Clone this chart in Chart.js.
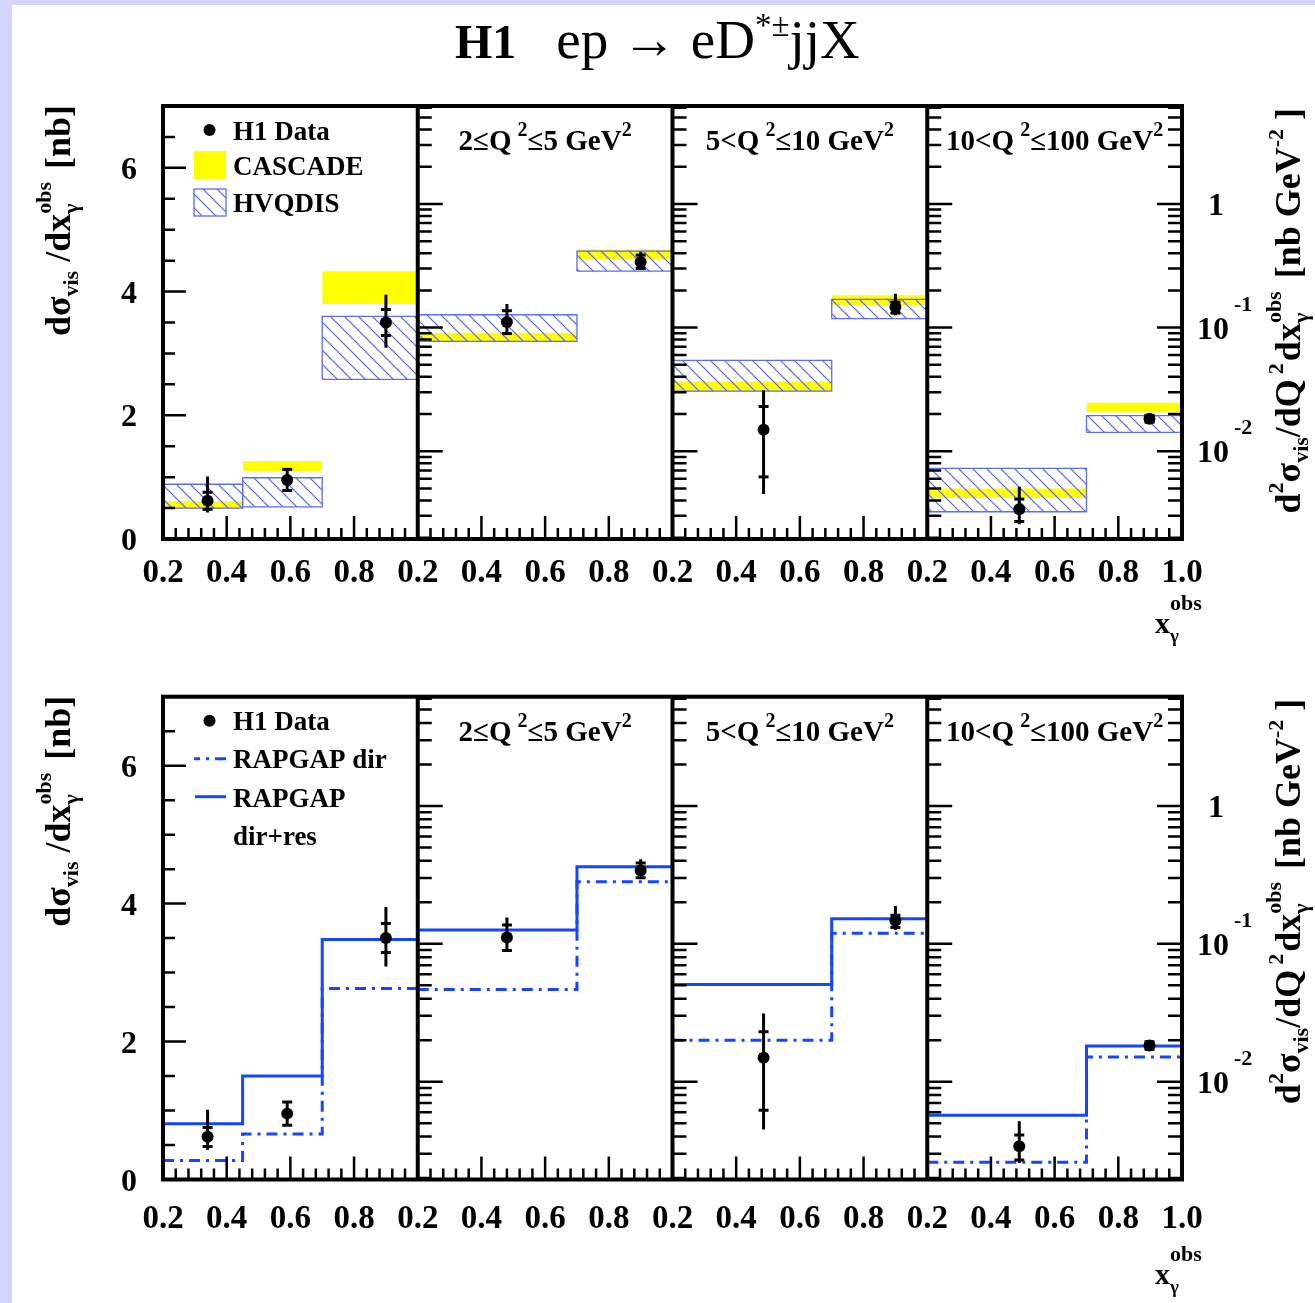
<!DOCTYPE html>
<html>
<head>
<meta charset="utf-8">
<script src="https://cdn.jsdelivr.net/npm/chart.js@4.4.1/dist/chart.umd.min.js"></script>
<style>
  html, body { margin: 0; padding: 0; background: #d3d5fa; }
  #page { position: relative; width: 1315px; height: 1303px; overflow: hidden; }
  #sheet { position: absolute; left: 12px; top: 5px; width: 1303px; height: 1298px; background: #fff; }
  canvas { position: absolute; left: 0; }
</style>
</head>
<body>
<div id="page">
  <div id="sheet"></div>
  <canvas id="top" width="1315" height="650" style="top:0"></canvas>
  <canvas id="bot" width="1315" height="653" style="top:650px"></canvas>
</div>
<script>
// bins in x_gamma^obs : panel 0 = all Q2, panels 1..3 = Q2 ranges
var xEdgesAll = [0.2, 0.45, 0.7, 1.0];
var xEdgesQ2 = [0.2, 0.7, 1.0];

// H1 data (panel 0 in nb, others in nb GeV^-2)
var dataX = [[0.34, 0.59, 0.90], [0.48, 0.90], [0.486, 0.90], [0.489, 0.898]];
var dataY = [[0.62, 0.955, 3.50], [0.111, 0.340], [0.0149, 0.147], [0.0034, 0.0183]];
var statLo = [[0.48, 0.785, 3.29], [0.0895, 0.301], [0.0062, 0.131], [0.0027, 0.0172]];
var statHi = [[0.755, 1.125, 3.71], [0.137, 0.386], [0.023, 0.161], [0.0041, 0.0195]];
var totLo = [[0.43, 0.775, 3.09], [0.0876, 0.295], [0.0045, 0.126], [0.00257, 0.0168]];
var totHi = [[1.01, 1.135, 3.95], [0.155, 0.41], [0.0312, 0.188], [0.00517, 0.0200]];

// models, top row
var hvqLo = [[0.50, 0.52, 2.58], [0.0774, 0.286], [0.0306, 0.118], [0.00324, 0.0142]];
var hvqHi = [[0.885, 0.99, 3.60], [0.127, 0.416], [0.0543, 0.169], [0.00727, 0.0194]];
var casLo = [[0.49, 1.09, 3.80], [0.0774, 0.356], [0.0306, 0.152], [0.00418, 0.0207]];
var casHi = [[0.615, 1.26, 4.33], [0.091, 0.429], [0.0367, 0.183], [0.0050, 0.0247]];

// models, bottom row
var rgDirRes = [[0.81, 1.50, 3.48], [0.126, 0.362], [0.0506, 0.152], [0.0057, 0.0181]];
var rgDir = [[0.276, 0.66, 2.77], [0.0465, 0.282], [0.020, 0.119], [0.0026, 0.0151]];

// axes
var xTickVals = [0.2, 0.4, 0.6, 0.8, 1.0];
var yLinTicks = [0, 2, 4, 6];
var yLogTicks = [1, 0.1, 0.01];
var yLogExps = ['', '-1', '-2'];
var panelTitles = [null, ['2\u2264Q', '2', '\u22645 GeV', '2'], ['5<Q', '2', '\u226410 GeV', '2'], ['10<Q', '2', '\u2264100 GeV', '2']];
var legendTop = ['H1 Data', 'CASCADE', 'HVQDIS'];
var legendBot = ['H1 Data', 'RAPGAP dir', 'RAPGAP', 'dir+res'];

var FAM = '"Liberation Serif", "Times New Roman", serif';
var BLUE = '#1446ff';
var HATCH = '#5264ee';

function font(s, w) { return (w || 'bold') + ' ' + s + 'px ' + FAM; }

// panel p occupies [0.8p, 0.8p+0.8] on the shared x scale
function gx(p, v) { return p * 0.8 + (v - 0.2); }
function ax(p) { return p === 0 ? 'y' : 'yl'; }
function edgesOf(p) { return p === 0 ? xEdgesAll : xEdgesQ2; }

var hatch = (function () {
  var c = document.createElement('canvas');
  c.width = 14; c.height = 14;
  var g = c.getContext('2d');
  g.strokeStyle = HATCH;
  g.lineWidth = 1.2;
  g.beginPath();
  for (var k = -1; k <= 1; k++) { g.moveTo(k * 14 - 1, -1); g.lineTo(k * 14 + 15, 15); }
  g.stroke();
  return g.createPattern(c, 'repeat');
})();

function rich(ctx, x, y, parts, align, rot) {
  ctx.save();
  ctx.translate(x, y);
  if (rot) ctx.rotate(rot);
  var cx = 0, last = 0, placed = [];
  parts.forEach(function (p) {
    ctx.font = font(p.s, p.w);
    var w = ctx.measureText(p.t).width;
    var start = p.stack ? last : cx + (p.gap || 0);
    if (!p.stack) last = start;
    placed.push([p, start]);
    cx = Math.max(cx, start + w);
  });
  var off = align === 'center' ? -cx / 2 : (align === 'right' ? -cx : 0);
  ctx.fillStyle = '#000';
  ctx.textAlign = 'left';
  ctx.textBaseline = 'alphabetic';
  placed.forEach(function (q) {
    ctx.font = font(q[0].s, q[0].w);
    ctx.fillText(q[0].t, off + q[1], q[0].dy || 0);
  });
  ctx.restore();
}

function pointSets() {
  var sets = [];
  for (var p = 0; p < 4; p++) {
    var bars = [], caps = [], pts = [];
    for (var i = 0; i < dataX[p].length; i++) {
      var X = gx(p, dataX[p][i]);
      bars.push({ x: X, y: totLo[p][i] }, { x: X, y: totHi[p][i] }, { x: X, y: null });
      caps.push({ x: X, y: statLo[p][i] }, { x: X, y: statHi[p][i] });
      pts.push({ x: X, y: dataY[p][i] });
    }
    sets.push({ data: bars, yAxisID: ax(p), borderColor: '#000', borderWidth: 3, pointRadius: 0, spanGaps: false, fill: false, order: 1 });
    sets.push({ data: caps, yAxisID: ax(p), showLine: false, pointStyle: 'line', pointRadius: 5, pointBorderWidth: 3, pointBorderColor: '#000', order: 1 });
    sets.push({ data: pts, yAxisID: ax(p), showLine: false, pointStyle: 'circle', pointRadius: 6, pointBackgroundColor: '#000', pointBorderWidth: 0, order: 0 });
  }
  return sets;
}

function boxSets() {
  var sets = [];
  for (var p = 0; p < 4; p++) {
    var e = edgesOf(p);
    for (var b = 0; b < e.length - 1; b++) {
      var x0 = gx(p, e[b]), x1 = gx(p, e[b + 1]);
      sets.push({ data: [{ x: x0, y: casHi[p][b] }, { x: x1, y: casHi[p][b] }], fill: { value: casLo[p][b] },
        backgroundColor: '#ffff00', borderWidth: 0, pointRadius: 0, yAxisID: ax(p), order: 5 });
      sets.push({ data: [{ x: x0, y: hvqHi[p][b] }, { x: x1, y: hvqHi[p][b] }], fill: { value: hvqLo[p][b] },
        backgroundColor: hatch, borderWidth: 0, pointRadius: 0, yAxisID: ax(p), order: 4 });
      sets.push({ data: [{ x: x0, y: hvqLo[p][b] }, { x: x1, y: hvqLo[p][b] }, { x: x1, y: hvqHi[p][b] },
        { x: x0, y: hvqHi[p][b] }, { x: x0, y: hvqLo[p][b] }],
        borderColor: '#5b6cf5', borderWidth: 1.3, pointRadius: 0, fill: false, yAxisID: ax(p), order: 3 });
    }
  }
  return sets;
}

function stepSets() {
  var sets = [];
  for (var p = 0; p < 4; p++) {
    var e = edgesOf(p);
    [[rgDirRes, []], [rgDir, [11, 6, 3, 6]]].forEach(function (m) {
      var vals = m[0][p], data = [];
      for (var b = 0; b < vals.length; b++) {
        data.push({ x: gx(p, e[b]), y: vals[b] }, { x: gx(p, e[b + 1]), y: vals[b] });
      }
      sets.push({ data: data, yAxisID: ax(p), borderColor: BLUE, borderWidth: 3, borderDash: m[1],
        pointRadius: 0, fill: false, order: 2 });
    });
  }
  return sets;
}

function makeDeco(row) {
  return {
    id: 'deco_' + row.id,
    afterDatasetsDraw: function (chart) {
      var ctx = chart.ctx, a = chart.chartArea;
      var sx = chart.scales.x, sy = chart.scales.y, sl = chart.scales.yl;
      ctx.save();
      ctx.strokeStyle = '#000';
      ctx.lineWidth = 2.5;
      ctx.beginPath();
      for (var p = 0; p < 4; p++) {
        for (var k = 1; k < 20; k++) {
          var X = sx.getPixelForValue(gx(p, 0.2 + k * 0.04));
          ctx.moveTo(X, a.bottom);
          ctx.lineTo(X, a.bottom - (k % 5 === 0 ? 23 : 11));
        }
      }
      for (var j = 1; j < 14; j++) {
        var Y = sy.getPixelForValue(j * 0.5);
        ctx.moveTo(a.left, Y);
        ctx.lineTo(a.left + (j % 4 === 0 ? 23 : 12), Y);
      }
      var logVals = [];
      for (var ex = -3; ex <= 0; ex++) {
        for (var m = 1; m <= 9; m++) {
          var v = m * Math.pow(10, ex);
          if (v > sl.min && v < sl.max) logVals.push([v, m === 1]);
        }
      }
      for (var q = 1; q <= 4; q++) {
        var XE = q === 4 ? a.right : sx.getPixelForValue(gx(q, 0.2));
        var dir = q === 4 ? -1 : 1;
        logVals.forEach(function (lv) {
          var YL = sl.getPixelForValue(lv[0]);
          ctx.moveTo(XE, YL);
          ctx.lineTo(XE + dir * (lv[1] ? 25 : 14), YL);
        });
      }
      ctx.stroke();
      ctx.lineWidth = 4;
      ctx.strokeRect(a.left, a.top, a.right - a.left, a.bottom - a.top);
      ctx.beginPath();
      for (var d = 1; d < 4; d++) {
        var XD = sx.getPixelForValue(gx(d, 0.2));
        ctx.moveTo(XD, a.top);
        ctx.lineTo(XD, a.bottom);
      }
      ctx.stroke();
      ctx.restore();
    },
    afterDraw: function (chart) {
      var ctx = chart.ctx, a = chart.chartArea;
      var sx = chart.scales.x, sy = chart.scales.y, sl = chart.scales.yl;
      ctx.save();
      // x tick labels
      for (var p = 0; p < 4; p++) {
        xTickVals.forEach(function (v) {
          if (v === 1.0 && p < 3) return;
          rich(ctx, sx.getPixelForValue(gx(p, v)), a.bottom + row.labOff, [{ t: v.toFixed(1), s: 33 }], 'center');
        });
      }
      // left linear labels
      yLinTicks.forEach(function (v) {
        rich(ctx, 137, sy.getPixelForValue(v) + 11, [{ t: String(v), s: 32 }], 'right');
      });
      // right log labels
      yLogTicks.forEach(function (v, i) {
        var Y = sl.getPixelForValue(v);
        if (!yLogExps[i]) {
          rich(ctx, 1216, Y + 11, [{ t: String(v), s: 32 }], 'center');
        } else {
          rich(ctx, 1197, Y + 11, [{ t: '10', s: 32 }, { t: yLogExps[i], s: 22, dy: -28, gap: 5 }], 'left');
        }
      });
      // panel titles
      for (var k = 1; k < 4; k++) {
        var pt = panelTitles[k];
        var cxp = (sx.getPixelForValue(gx(k, 0.2)) + sx.getPixelForValue(gx(k, 1.0))) / 2;
        rich(ctx, cxp, a.top + 44, [{ t: pt[0], s: 29 }, { t: pt[1], s: 20, dy: -14, gap: 6 },
          { t: pt[2], s: 29 }, { t: pt[3], s: 20, dy: -14 }], 'center');
      }
      // axis titles
      var T = 36, S = 22;
      rich(ctx, 70, a.top - 1, [{ t: 'd\u03c3', s: T }, { t: 'vis', s: S, dy: 8 }, { t: ' /dx', s: T },
        { t: '\u03b3', s: S, dy: 8 }, { t: 'obs', s: S, dy: -19, stack: true }, { t: ' [nb]', s: T, gap: 4 }], 'right', -Math.PI / 2);
      rich(ctx, 1300, a.top + 2, [{ t: 'd', s: T }, { t: '2', s: S, dy: -17 }, { t: '\u03c3', s: T },
        { t: 'vis', s: S, dy: 8 }, { t: '/dQ', s: T }, { t: '2', s: S, dy: -17, gap: 5 }, { t: 'dx', s: T, gap: 2 },
        { t: '\u03b3', s: S, dy: 8 }, { t: 'obs', s: S, dy: -19, stack: true }, { t: ' [nb GeV', s: T, gap: 4 },
        { t: '-2', s: S, dy: -17 }, { t: ' ]', s: T }], 'right', -Math.PI / 2);
      rich(ctx, 1155, a.bottom + row.xtOff, [{ t: 'x', s: 30 }, { t: '\u03b3', s: 19, dy: 9 },
        { t: 'obs', s: 22, dy: -23, stack: true }], 'left');
      // legend
      ctx.fillStyle = '#000';
      ctx.beginPath();
      ctx.arc(209.5, a.top + 24, 6, 0, Math.PI * 2);
      ctx.fill();
      if (row.kind === 'hvq') {
        rich(ctx, 233, a.top + 34, [{ t: legendTop[0], s: 27 }]);
        ctx.fillStyle = '#ffff00';
        ctx.fillRect(194, a.top + 45, 32, 28);
        rich(ctx, 233, a.top + 69, [{ t: legendTop[1], s: 27 }]);
        ctx.fillStyle = hatch;
        ctx.fillRect(194, a.top + 83, 32, 27);
        ctx.strokeStyle = '#5b6cf5';
        ctx.lineWidth = 1.3;
        ctx.strokeRect(194, a.top + 83, 32, 27);
        rich(ctx, 233, a.top + 106, [{ t: legendTop[2], s: 27 }]);
        // main title
        rich(ctx, 455, 58, [{ t: 'H1', s: 48 }, { t: 'ep \u2192 eD', s: 55, w: 'normal', gap: 40 },
          { t: '*\u00b1', s: 33, w: 'normal', dy: -22 }, { t: 'jjX', s: 55, w: 'normal' }]);
      } else {
        rich(ctx, 233, a.top + 33, [{ t: legendBot[0], s: 27 }]);
        ctx.strokeStyle = BLUE;
        ctx.lineWidth = 3;
        ctx.setLineDash([11, 6, 3, 6]);
        ctx.beginPath();
        ctx.moveTo(226, a.top + 62); ctx.lineTo(194, a.top + 62);
        ctx.stroke();
        ctx.setLineDash([]);
        ctx.beginPath();
        ctx.moveTo(195, a.top + 100); ctx.lineTo(226, a.top + 100);
        ctx.stroke();
        rich(ctx, 233, a.top + 71, [{ t: legendBot[1], s: 27 }]);
        rich(ctx, 233, a.top + 110, [{ t: legendBot[2], s: 27 }]);
        rich(ctx, 233, a.top + 148, [{ t: legendBot[3], s: 27 }]);
      }
      ctx.restore();
    }
  };
}

var rows = [
  { id: 'top', top: 0, h: 650, l: 163, t: 106, r: 1182, b: 539, kind: 'hvq', labOff: 43, xtOff: 94 },
  { id: 'bot', top: 650, h: 653, l: 163, t: 696.7, r: 1182, b: 1179.5, kind: 'rg', labOff: 48, xtOff: 104 }
];

rows.forEach(function (row) {
  var datasets = pointSets().concat(row.kind === 'hvq' ? boxSets() : stepSets());
  new Chart(document.getElementById(row.id), {
    type: 'line',
    data: { datasets: datasets },
    options: {
      responsive: false,
      animation: false,
      devicePixelRatio: 1,
      events: [],
      layout: { padding: { left: row.l, right: 1315 - row.r, top: row.t - row.top, bottom: row.top + row.h - row.b } },
      plugins: { legend: { display: false }, tooltip: { enabled: false } },
      scales: {
        x: { type: 'linear', min: 0, max: 3.2, display: false },
        y: { type: 'linear', min: 0, max: 7, display: false },
        yl: { type: 'logarithmic', min: 0.00195, max: 6.2, display: false }
      }
    },
    plugins: [makeDeco(row)]
  });
});
</script>
</body>
</html>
========================================================================
## What is asked
Leave the pictures out and reproduce exactly the lines from the top of the listing above through the line with "0.183], [0.0050, 0.0247]];".

## Result of the task
Clone this chart in Chart.js.
<!DOCTYPE html>
<html>
<head>
<meta charset="utf-8">
<script src="https://cdn.jsdelivr.net/npm/chart.js@4.4.1/dist/chart.umd.min.js"></script>
<style>
  html, body { margin: 0; padding: 0; background: #d3d5fa; }
  #page { position: relative; width: 1315px; height: 1303px; overflow: hidden; }
  #sheet { position: absolute; left: 12px; top: 5px; width: 1303px; height: 1298px; background: #fff; }
  canvas { position: absolute; left: 0; }
</style>
</head>
<body>
<div id="page">
  <div id="sheet"></div>
  <canvas id="top" width="1315" height="650" style="top:0"></canvas>
  <canvas id="bot" width="1315" height="653" style="top:650px"></canvas>
</div>
<script>
// bins in x_gamma^obs : panel 0 = all Q2, panels 1..3 = Q2 ranges
var xEdgesAll = [0.2, 0.45, 0.7, 1.0];
var xEdgesQ2 = [0.2, 0.7, 1.0];

// H1 data (panel 0 in nb, others in nb GeV^-2)
var dataX = [[0.34, 0.59, 0.90], [0.48, 0.90], [0.486, 0.90], [0.489, 0.898]];
var dataY = [[0.62, 0.955, 3.50], [0.111, 0.340], [0.0149, 0.147], [0.0034, 0.0183]];
var statLo = [[0.48, 0.785, 3.29], [0.0895, 0.301], [0.0062, 0.131], [0.0027, 0.0172]];
var statHi = [[0.755, 1.125, 3.71], [0.137, 0.386], [0.023, 0.161], [0.0041, 0.0195]];
var totLo = [[0.43, 0.775, 3.09], [0.0876, 0.295], [0.0045, 0.126], [0.00257, 0.0168]];
var totHi = [[1.01, 1.135, 3.95], [0.155, 0.41], [0.0312, 0.188], [0.00517, 0.0200]];

// models, top row
var hvqLo = [[0.50, 0.52, 2.58], [0.0774, 0.286], [0.0306, 0.118], [0.00324, 0.0142]];
var hvqHi = [[0.885, 0.99, 3.60], [0.127, 0.416], [0.0543, 0.169], [0.00727, 0.0194]];
var casLo = [[0.49, 1.09, 3.80], [0.0774, 0.356], [0.0306, 0.152], [0.00418, 0.0207]];
var casHi = [[0.615, 1.26, 4.33], [0.091, 0.429], [0.0367, 0.183], [0.0050, 0.0247]];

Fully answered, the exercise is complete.